First and foremost, there’s Melanie’s Law. Before I went to DUIL, I knew that if I wanted a hardship license, so I could drive to work before my two year license suspension was up, I’d have to have an ignition interlock device installed in my car. With the interlock device, I’d have to pass a breathalyzer test to start the car, and also at random intervals while I was driving. The device is called the “blow-and-go”. DUIL was the first time anyone mentioned Melanie’s Law. That law says I have to get an interlock device when I apply for license reinstatement, even if I never apply for a hardship license. I have to have the interlock for the first two years after reinstatement, whether or not I’d been using one with a hardship license. And I can’t wait it out and bypass the requirement. No matter how long I wait, for the first two years after I start driving again, I have to use the blow-and-go.

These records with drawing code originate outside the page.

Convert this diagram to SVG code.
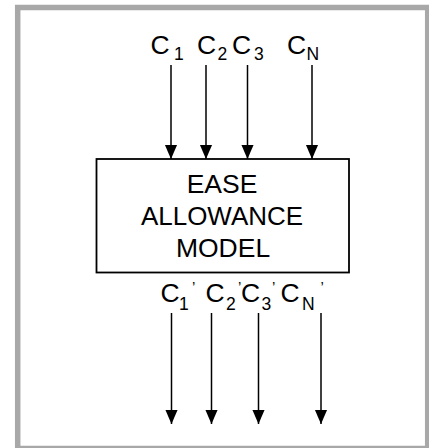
<svg xmlns="http://www.w3.org/2000/svg" width="429" height="448" viewBox="0 0 429 448">
<defs>
<marker id="ah" markerUnits="userSpaceOnUse" markerWidth="14" markerHeight="16" refX="15" refY="6.5" orient="auto" viewBox="0 0 15 13">
<path d="M0,0 L15,6.5 L0,13 Z" fill="#000"/>
</marker>
<style>
.lbl{font-family:"Liberation Sans",Arial,sans-serif;font-size:26.5px;fill:#000}
.sub{font-size:17.5px}
.pr{font-size:15px}
.box{font-family:"Liberation Sans",Arial,sans-serif;font-size:26.5px;fill:#000;text-anchor:middle}
.conn{stroke:#000;stroke-width:1.5;fill:none;marker-end:url(#ah)}
</style>
</defs>
<rect x="17.7" y="7.5" width="410" height="441" fill="#fff" stroke="#a8a8a8" stroke-width="5.5"/>
<g id="inputs">
<text class="lbl" y="53.5"><tspan x="150.5">C</tspan><tspan class="sub" x="174" y="60">1</tspan></text>
<text class="lbl" y="53.5"><tspan x="197">C</tspan><tspan class="sub" x="217.5" y="60">2</tspan></text>
<text class="lbl" y="53.5"><tspan x="232">C</tspan><tspan class="sub" x="254" y="60">3</tspan></text>
<text class="lbl" y="53.5"><tspan x="287">C</tspan><tspan class="sub" x="306.5" y="60">N</tspan></text>
</g>
<g id="model">
<rect x="96.5" y="159" width="252.5" height="113.5" fill="#fff" stroke="#000" stroke-width="1.8"/>
<text class="box" x="222" y="193">EASE</text>
<text class="box" x="222" y="225" textLength="162" lengthAdjust="spacingAndGlyphs">ALLOWANCE</text>
<text class="box" x="223" y="256.5">MODEL</text>
</g>
<g id="outputs">
<text class="lbl" y="302"><tspan x="160.5">C</tspan><tspan class="sub" x="179" y="310">1</tspan><tspan class="pr" x="192" y="292">’</tspan></text>
<text class="lbl" y="302"><tspan x="205.5">C</tspan><tspan class="sub" x="226" y="310">2</tspan><tspan class="pr" x="238" y="292">’</tspan></text>
<text class="lbl" y="302"><tspan x="241">C</tspan><tspan class="sub" x="261.5" y="310">3</tspan><tspan class="pr" x="272" y="292">’</tspan></text>
<text class="lbl" y="302"><tspan x="280.5">C</tspan><tspan class="sub" x="302" y="310">N</tspan><tspan class="pr" x="320.5" y="292">’</tspan></text>
</g>
<g id="connectors">
<line class="conn" x1="171" y1="65" x2="171" y2="159"/>
<line class="conn" x1="206" y1="65" x2="206" y2="159"/>
<line class="conn" x1="247.5" y1="65" x2="247.5" y2="159"/>
<line class="conn" x1="312" y1="65" x2="312" y2="159"/>
<line class="conn" x1="171.5" y1="313" x2="171.5" y2="424"/>
<line class="conn" x1="211.5" y1="313" x2="211.5" y2="424"/>
<line class="conn" x1="258.5" y1="313" x2="258.5" y2="424"/>
<line class="conn" x1="321" y1="313" x2="321" y2="424"/>
</g>
</svg>
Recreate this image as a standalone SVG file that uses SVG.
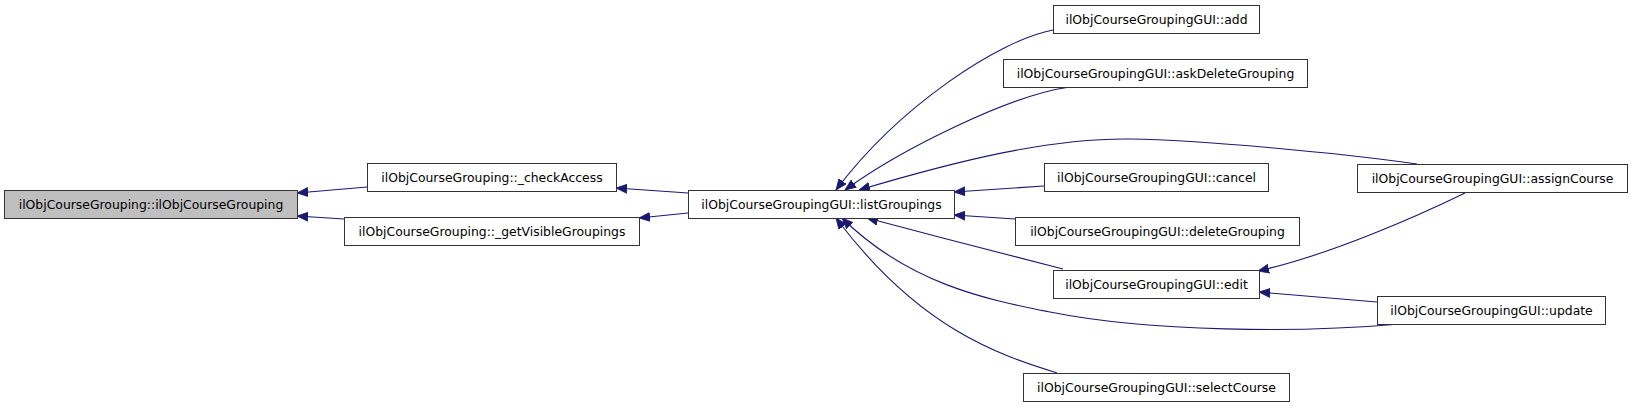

Since the interlock needs to be calibrated every month, the fees for that process pile up. Also, since anyone driving the car will have to use the blow-and-go, we’ll need a second car. Ruth won’t want to have to deal with the thing to drive, nor should she have to.
If for some reason I blow above .02, the car won’t start (or, if it’s running, it won’t start the next time I try to start it). I have to have the car towed to the place where the interlock is serviced to get it reset. And I’ll have to go to court. The legal limit for someone with two DUIs is .02, not .08. While I won’t be drinking, let alone drinking and driving, I could blow a .04 by gargling with alcohol-based mouthwash. If I get a third DUI, there’s mandatory jail time, so I’ll have to be careful about anything I do before I drive.
Also, in addition to the weekly alcohol aftercare meetings, I’m likely to be required to go to two AA meetings each week. Two hours (plus travel time – with no car, travel time is always an issue) of AA every week will be a burden. And I haven’t been drinking for 6 months. Two hours of listening to people telling their alcohol-related war stories will be sure to keep drinking in the forefront of my mind, and that’s probably not the best way to keep me from drinking again.
The lesson, as always, is don’t drink and drive.